Making kernel license upgradeable

Posted Oct 21, 2004 16:14 UTC (Thu) by giraffedata (subscriber, #1954)
In reply to: Making kernel license upgradeable by Wol
Parent article: Buying the kernel

Let's say I buy your house and give you 100K for it. I then go bankrupt and the mortgagor repossess it. You'd scream blue murder if the mortgagor then proceeded also to reclaim the 100K I gave you for it - you've lost the house, and you've lost what was paid for it!

You got your example backwards. To be analogous to the FSF copyright assignment case, it would be: Instead of giving me 100K for my house, you promise to pay me 100K next year -- and without a security agreement (i.e. collateral, e.g. mortgage). The bank (who is btw the mortgagee, not the mortgagor) repossesses and I then try to get my 100K from the bank. I will not succeed. If you're broke, I've lost my 100K and my house.

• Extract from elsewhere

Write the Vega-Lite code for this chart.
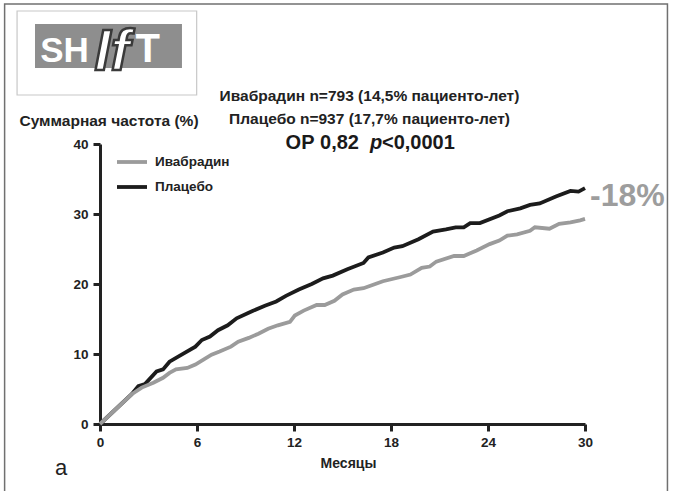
{
  "$schema": "https://vega.github.io/schema/vega-lite/v6.json",
  "width": 485,
  "height": 280,
  "autosize": {"type": "none"},
  "padding": {"left": 100, "top": 144, "right": 89, "bottom": 67},
  "background": "white",
  "resolve": {"axis": {"x": "independent", "y": "independent"}},
  "config": {
    "font": "Liberation Sans",
    "view": {"stroke": null},
    "axis": {
      "grid": false,
      "domainWidth": 3,
      "domainColor": "#222222",
      "tickWidth": 3,
      "tickColor": "#222222",
      "tickSize": 7,
      "labelFontWeight": "bold",
      "labelFontSize": 13.5,
      "labelColor": "#222222",
      "titleFontWeight": "bold",
      "titleColor": "#222222"
    }
  },
  "datasets": {
    "curves": [
      {"group": "Плацебо", "month": 0, "rate": 0},
      {"group": "Плацебо", "month": 1.96, "rate": 4.25},
      {"group": "Плацебо", "month": 2.37, "rate": 5.4},
      {"group": "Плацебо", "month": 2.78, "rate": 5.7},
      {"group": "Плацебо", "month": 3.5, "rate": 7.5},
      {"group": "Плацебо", "month": 3.9, "rate": 7.8},
      {"group": "Плацебо", "month": 4.3, "rate": 8.9},
      {"group": "Плацебо", "month": 5.05, "rate": 9.9},
      {"group": "Плацебо", "month": 5.9, "rate": 11.05},
      {"group": "Плацебо", "month": 6.3, "rate": 12.0},
      {"group": "Плацебо", "month": 6.8, "rate": 12.5},
      {"group": "Плацебо", "month": 7.3, "rate": 13.4},
      {"group": "Плацебо", "month": 7.9, "rate": 14.1},
      {"group": "Плацебо", "month": 8.45, "rate": 15.1},
      {"group": "Плацебо", "month": 9.4, "rate": 16.1},
      {"group": "Плацебо", "month": 10.2, "rate": 16.9},
      {"group": "Плацебо", "month": 10.9, "rate": 17.5},
      {"group": "Плацебо", "month": 11.5, "rate": 18.3},
      {"group": "Плацебо", "month": 12.3, "rate": 19.2},
      {"group": "Плацебо", "month": 13.1, "rate": 20.0},
      {"group": "Плацебо", "month": 13.8, "rate": 20.8},
      {"group": "Плацебо", "month": 14.4, "rate": 21.2},
      {"group": "Плацебо", "month": 15.3, "rate": 22.1},
      {"group": "Плацебо", "month": 16.3, "rate": 23.0},
      {"group": "Плацебо", "month": 16.6, "rate": 23.8},
      {"group": "Плацебо", "month": 17.5, "rate": 24.5},
      {"group": "Плацебо", "month": 18.2, "rate": 25.2},
      {"group": "Плацебо", "month": 18.7, "rate": 25.4},
      {"group": "Плацебо", "month": 19.7, "rate": 26.4},
      {"group": "Плацебо", "month": 20.6, "rate": 27.5},
      {"group": "Плацебо", "month": 21.4, "rate": 27.8},
      {"group": "Плацебо", "month": 22.0, "rate": 28.1},
      {"group": "Плацебо", "month": 22.5, "rate": 28.1},
      {"group": "Плацебо", "month": 22.9, "rate": 28.7},
      {"group": "Плацебо", "month": 23.5, "rate": 28.7},
      {"group": "Плацебо", "month": 24.7, "rate": 29.8},
      {"group": "Плацебо", "month": 25.2, "rate": 30.4},
      {"group": "Плацебо", "month": 26.0, "rate": 30.8},
      {"group": "Плацебо", "month": 26.6, "rate": 31.3},
      {"group": "Плацебо", "month": 27.2, "rate": 31.5},
      {"group": "Плацебо", "month": 28.2, "rate": 32.5},
      {"group": "Плацебо", "month": 29.1, "rate": 33.3},
      {"group": "Плацебо", "month": 29.6, "rate": 33.2},
      {"group": "Плацебо", "month": 30, "rate": 33.7},
      {"group": "Ивабрадин", "month": 0, "rate": 0},
      {"group": "Ивабрадин", "month": 1.96, "rate": 4.25},
      {"group": "Ивабрадин", "month": 2.58, "rate": 5.2},
      {"group": "Ивабрадин", "month": 3.3, "rate": 5.9},
      {"group": "Ивабрадин", "month": 3.9, "rate": 6.6},
      {"group": "Ивабрадин", "month": 4.3, "rate": 7.3},
      {"group": "Ивабрадин", "month": 4.7, "rate": 7.8},
      {"group": "Ивабрадин", "month": 5.4, "rate": 8.0},
      {"group": "Ивабрадин", "month": 5.9, "rate": 8.5},
      {"group": "Ивабрадин", "month": 6.4, "rate": 9.2},
      {"group": "Ивабрадин", "month": 6.9, "rate": 9.9},
      {"group": "Ивабрадин", "month": 7.4, "rate": 10.35},
      {"group": "Ивабрадин", "month": 8.1, "rate": 11.05},
      {"group": "Ивабрадин", "month": 8.55, "rate": 11.75},
      {"group": "Ивабрадин", "month": 9.2, "rate": 12.3},
      {"group": "Ивабрадин", "month": 9.8, "rate": 12.9},
      {"group": "Ивабрадин", "month": 10.4, "rate": 13.6},
      {"group": "Ивабрадин", "month": 11.0, "rate": 14.1},
      {"group": "Ивабрадин", "month": 11.75, "rate": 14.6},
      {"group": "Ивабрадин", "month": 12.05, "rate": 15.5},
      {"group": "Ивабрадин", "month": 12.6, "rate": 16.2},
      {"group": "Ивабрадин", "month": 13.4, "rate": 17.0},
      {"group": "Ивабрадин", "month": 13.9, "rate": 17.0},
      {"group": "Ивабрадин", "month": 14.5, "rate": 17.6},
      {"group": "Ивабрадин", "month": 15.0, "rate": 18.5},
      {"group": "Ивабрадин", "month": 15.7, "rate": 19.2},
      {"group": "Ивабрадин", "month": 16.3, "rate": 19.4},
      {"group": "Ивабрадин", "month": 16.9, "rate": 19.9},
      {"group": "Ивабрадин", "month": 17.5, "rate": 20.4},
      {"group": "Ивабрадин", "month": 18.6, "rate": 21.0},
      {"group": "Ивабрадин", "month": 19.2, "rate": 21.35},
      {"group": "Ивабрадин", "month": 19.9, "rate": 22.3},
      {"group": "Ивабрадин", "month": 20.4, "rate": 22.5},
      {"group": "Ивабрадин", "month": 20.8, "rate": 23.2},
      {"group": "Ивабрадин", "month": 21.9, "rate": 24.0},
      {"group": "Ивабрадин", "month": 22.5, "rate": 24.0},
      {"group": "Ивабрадин", "month": 23.3, "rate": 24.8},
      {"group": "Ивабрадин", "month": 24.1, "rate": 25.7},
      {"group": "Ивабрадин", "month": 24.7, "rate": 26.2},
      {"group": "Ивабрадин", "month": 25.2, "rate": 26.9},
      {"group": "Ивабрадин", "month": 25.8, "rate": 27.1},
      {"group": "Ивабрадин", "month": 26.6, "rate": 27.6},
      {"group": "Ивабрадин", "month": 26.9, "rate": 28.1},
      {"group": "Ивабрадин", "month": 27.8, "rate": 27.9},
      {"group": "Ивабрадин", "month": 28.4, "rate": 28.6},
      {"group": "Ивабрадин", "month": 29.1, "rate": 28.8},
      {"group": "Ивабрадин", "month": 29.7, "rate": 29.1},
      {"group": "Ивабрадин", "month": 30, "rate": 29.3}
    ]
  },
  "layer": [
    {
      "data": {"values": [{}]},
      "mark": {"type": "rect", "fillOpacity": 0, "stroke": "#707070", "strokeWidth": 1.5},
      "encoding": {
        "x": {"datum": -5.9, "type": "quantitative", "axis": null},
        "x2": {"datum": 35.1},
        "y": {"datum": 60.0, "type": "quantitative", "axis": null},
        "y2": {"datum": -12}
      }
    },
    {
      "data": {"values": [{}]},
      "mark": {"type": "rect", "fillOpacity": 0, "stroke": "#c8c8c8", "strokeWidth": 1.2},
      "encoding": {
        "x": {"datum": -5.13, "type": "quantitative", "axis": null},
        "x2": {"datum": 5.98},
        "y": {"datum": 59.0, "type": "quantitative", "axis": null},
        "y2": {"datum": 47.0}
      }
    },
    {
      "data": {"values": [{}]},
      "mark": {"type": "rect", "fill": "#8e8e8e"},
      "encoding": {
        "x": {"datum": -4.02, "type": "quantitative", "axis": null},
        "x2": {"datum": 5.07},
        "y": {"datum": 57.14, "type": "quantitative", "axis": null},
        "y2": {"datum": 50.86}
      }
    },
    {
      "data": {"values": [{"t": "SH"}]},
      "mark": {"type": "text", "align": "left", "baseline": "alphabetic", "fontSize": 35, "fontWeight": "bold", "fill": "white"},
      "encoding": {
        "x": {"datum": -3.7, "type": "quantitative", "axis": null},
        "y": {"datum": 51.71, "type": "quantitative", "axis": null},
        "text": {"field": "t"}
      }
    },
    {
      "data": {"values": [{"t": "T"}]},
      "mark": {"type": "text", "align": "left", "baseline": "alphabetic", "fontSize": 40, "fontWeight": "bold", "fill": "white"},
      "encoding": {
        "x": {"datum": 2.2, "type": "quantitative", "axis": null},
        "y": {"datum": 51.71, "type": "quantitative", "axis": null},
        "text": {"field": "t"}
      }
    },
    {
      "data": {"values": [{"t": "If"}]},
      "mark": {"type": "text", "align": "center", "baseline": "alphabetic", "fontSize": 58, "fontWeight": "bold", "fontStyle": "italic", "fill": "white", "stroke": "#3a3a3a", "strokeWidth": 2.5},
      "encoding": {
        "x": {"datum": 0.75, "type": "quantitative", "axis": null},
        "y": {"datum": 50.6, "type": "quantitative", "axis": null},
        "text": {"field": "t"}
      }
    },
    {
      "data": {"name": "curves"},
      "mark": {"type": "line", "strokeWidth": 3.8, "clip": false},
      "encoding": {
        "x": {
          "field": "month", "type": "quantitative",
          "scale": {"domain": [0, 30], "nice": false, "zero": false},
          "axis": {"values": [0, 6, 12, 18, 24, 30], "title": "Месяцы", "titleFontSize": 14, "titlePadding": 8, "titleX": 248, "labelPadding": 4, "labelFlush": false}
        },
        "y": {
          "field": "rate", "type": "quantitative",
          "scale": {"domain": [0, 40], "nice": false, "zero": false},
          "axis": {"values": [0, 10, 20, 30, 40], "title": "Суммарная частота (%)", "titleAngle": 0, "titleAlign": "center", "titleBaseline": "middle", "titleX": 8.5, "titleY": -24, "titleFontSize": 15.5, "labelPadding": 5}
        },
        "color": {
          "field": "group", "type": "nominal",
          "scale": {"domain": ["Ивабрадин", "Плацебо"], "range": ["#9b9b9b", "#1c1c1c"]},
          "legend": {
            "orient": "none", "legendX": 15, "legendY": 1, "title": null, "padding": 0,
            "symbolType": "stroke", "symbolSize": 900, "symbolStrokeWidth": 3.8,
            "labelFontSize": 13.5, "labelFontWeight": "bold", "labelColor": "#222222",
            "labelOffset": 6, "rowPadding": -12
          }
        }
      }
    },
    {
      "data": {"values": [{"t": "Ивабрадин n=793 (14,5% пациенто-лет)"}]},
      "mark": {"type": "text", "align": "center", "baseline": "middle", "fontSize": 15.5, "fontWeight": "bold", "fill": "#222222"},
      "encoding": {
        "x": {"datum": 16.67, "type": "quantitative", "axis": null},
        "y": {"datum": 46.86, "type": "quantitative", "axis": null},
        "text": {"field": "t"}
      }
    },
    {
      "data": {"values": [{"t": "Плацебо n=937 (17,7% пациенто-лет)"}]},
      "mark": {"type": "text", "align": "center", "baseline": "middle", "fontSize": 15.5, "fontWeight": "bold", "fill": "#222222"},
      "encoding": {
        "x": {"datum": 16.67, "type": "quantitative", "axis": null},
        "y": {"datum": 43.57, "type": "quantitative", "axis": null},
        "text": {"field": "t"}
      }
    },
    {
      "data": {"values": [{"t": "ОР 0,82"}]},
      "mark": {"type": "text", "align": "right", "baseline": "middle", "fontSize": 20, "fontWeight": "bold", "fill": "#1a1a1a"},
      "encoding": {
        "x": {"datum": 16.02, "type": "quantitative", "axis": null},
        "y": {"datum": 40.14, "type": "quantitative", "axis": null},
        "text": {"field": "t"}
      }
    },
    {
      "data": {"values": [{"t": "p"}]},
      "mark": {"type": "text", "align": "left", "baseline": "middle", "fontSize": 20, "fontWeight": "bold", "fontStyle": "italic", "fill": "#1a1a1a"},
      "encoding": {
        "x": {"datum": 16.7, "type": "quantitative", "axis": null},
        "y": {"datum": 40.14, "type": "quantitative", "axis": null},
        "text": {"field": "t"}
      }
    },
    {
      "data": {"values": [{"t": "<0,0001"}]},
      "mark": {"type": "text", "align": "left", "baseline": "middle", "fontSize": 20, "fontWeight": "bold", "fill": "#1a1a1a"},
      "encoding": {
        "x": {"datum": 17.44, "type": "quantitative", "axis": null},
        "y": {"datum": 40.14, "type": "quantitative", "axis": null},
        "text": {"field": "t"}
      }
    },
    {
      "data": {"values": [{"t": "-18%"}]},
      "mark": {"type": "text", "align": "left", "baseline": "middle", "fontSize": 32, "fontWeight": "bold", "fill": "#9d9d9d"},
      "encoding": {
        "x": {"datum": 30.31, "type": "quantitative", "axis": null},
        "y": {"datum": 32.57, "type": "quantitative", "axis": null},
        "text": {"field": "t"}
      }
    },
    {
      "data": {"values": [{"t": "а"}]},
      "mark": {"type": "text", "align": "center", "baseline": "middle", "fontSize": 22, "fill": "#222222"},
      "encoding": {
        "x": {"datum": -2.41, "type": "quantitative", "axis": null},
        "y": {"datum": -6.29, "type": "quantitative", "axis": null},
        "text": {"field": "t"}
      }
    }
  ]
}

If the contract by which the FSF purchased the copyrights has covenants

The only kind of property I've ever heard of with the ability to have a convenant run with the title is real property. In a contract, a "covenant" is nothing but a promise from one person to another and exists independent of any property whose transfer might also be part of the contract.

There is a special case (isn't there always) where there is an automatic "purchase money lien," but that doesn't apply here.

the successor-in-interest has reneged on the original price.

He can renege only if he was obligated to pay the price in the first place, which I say he wasn't. Successor in interest is a fairly recent invention in law, which means it is applied inconsistently from one jurisdiction and circumstance to the next. For example, in California if you buy most of the assets of a business and continue to operate it as essentially the same business, you become liable for the seller's unpaid sales tax under a successor in interest law. But it definitely doesn't say that any time property changes hands, it's an assignment of all the contracts of sale under which it previously changed hands.

That's why people execute security agreements (liens) and file them in a public office when they sell property. Then a subsequent transferee has a chance to know he might owe some 3rd party additional money for the property (not really -- he still doesn't assume any obligations -- he just might have to hand over the property). Without it, the 1st party has no claim against the 3rd.